Julia Child famously said, “With enough butter, anything is good.” And we couldn’t agree more—this gift from the dairy gods make everything taste better. But once in a while, we encounter a recipe that calls for an unfamiliar, clarified, version of our favorite edible item. So, of course, we felt compelled to find out more. What is clarified butter, exactly? And, perhaps more importantly, can it compete with its more commonplace cousin in the kitchen? Read on for the full scoop.
What Is Clarified Butter?
Commonly referred to as liquid gold in the culinary world, clarified butter is undeniably delicious...but what sets this prized ingredient apart from the stick of dairy goodness you keep in the fridge? To understand the answer to this question, let’s start by taking a look at regular butter. The stuff you spread on your toast owes its milky color and solid, spreadable texture to a combination of milk solids, water and fat.
According to renowned chef Alton Brown, clarified butter is “simply butter that has been cooked to remove any water and solids.” In other words, once slowly melted and cooked, the milk solids and water in a stick of butter will separate from the fat. Once strained, the resulting liquid is clear, golden milk fat called clarified butter.
Clarified Butter vs. Ghee: What’s the Difference?
Perhaps you’ve heard of ghee before—a popular ingredient in Indian and Middle Eastern cuisine. This delicious cooking fat is commonly used in Ayurvedic recipes, curries and classic Indian dishes like butter chicken (or Murgh Makhani). It is also a form of clarified butter—but according to Brown, ghee is distinct from the generic variety of clarified butter in that it “is heated just a wee bit more until the milk solids are browned, giving the resulting fat a nutty flavor and aroma.” Bottom line: The main difference between ghee and clarified butter is that the former boasts a richer, more intense flavor that pairs well with generously spiced (though not necessarily spicy) savory dishes, but the basic concept and clarifying process are very similar.
How Is Clarified Butter Used?
Ever wondered why recipes for deep-fried foods never call for butter as the primary cooking fat? If you’ve ever cooked a pad of butter past the point of return, you already know why it isn’t preferred for high-heat cooking: Excess heat can scorch the milk solids, transforming a once salty and subtly sweet fat into an intense and unpleasantly bitter ingredient that can easily overpower a dish.
Enter clarified butter.

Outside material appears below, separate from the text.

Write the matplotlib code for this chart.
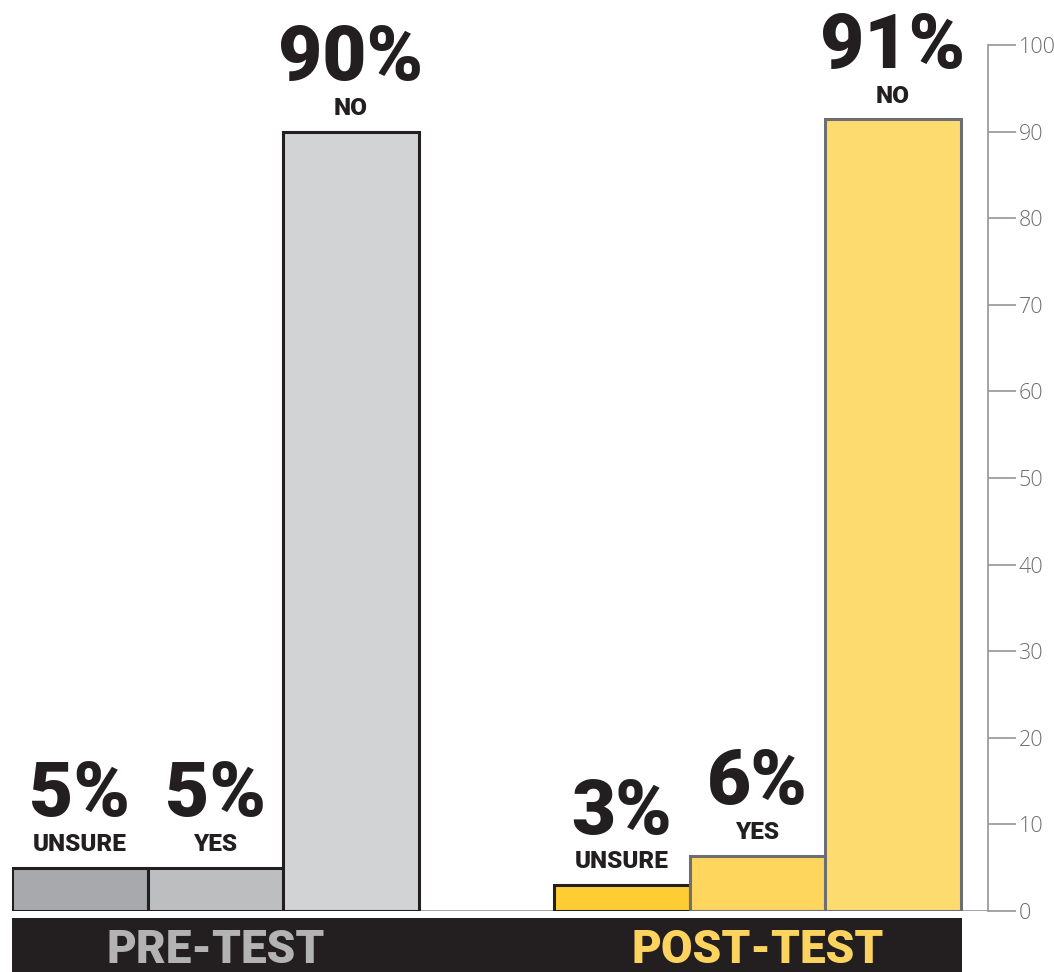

Once the butter has been cooked and strained, it takes on some new characteristics that make it particularly useful in the kitchen—namely because the absence of milk solids means that clarified butter will not burn the way that regular butter does. Clarified butter boasts a smoke point of 486°F, while the flavor of the store-bought, creamy stuff can start to suffer at 325°F, depending on the quality (i.e., fat content) of any given stick. For this reason, clarified butter is the chef’s choice for many dishes. Per Alton Brown, you can “use clarified butter for frying and sautéing—it is excellent for cooking eggs, popping popcorn or cooking steak. Clarified butter also makes a mean hollandaise.”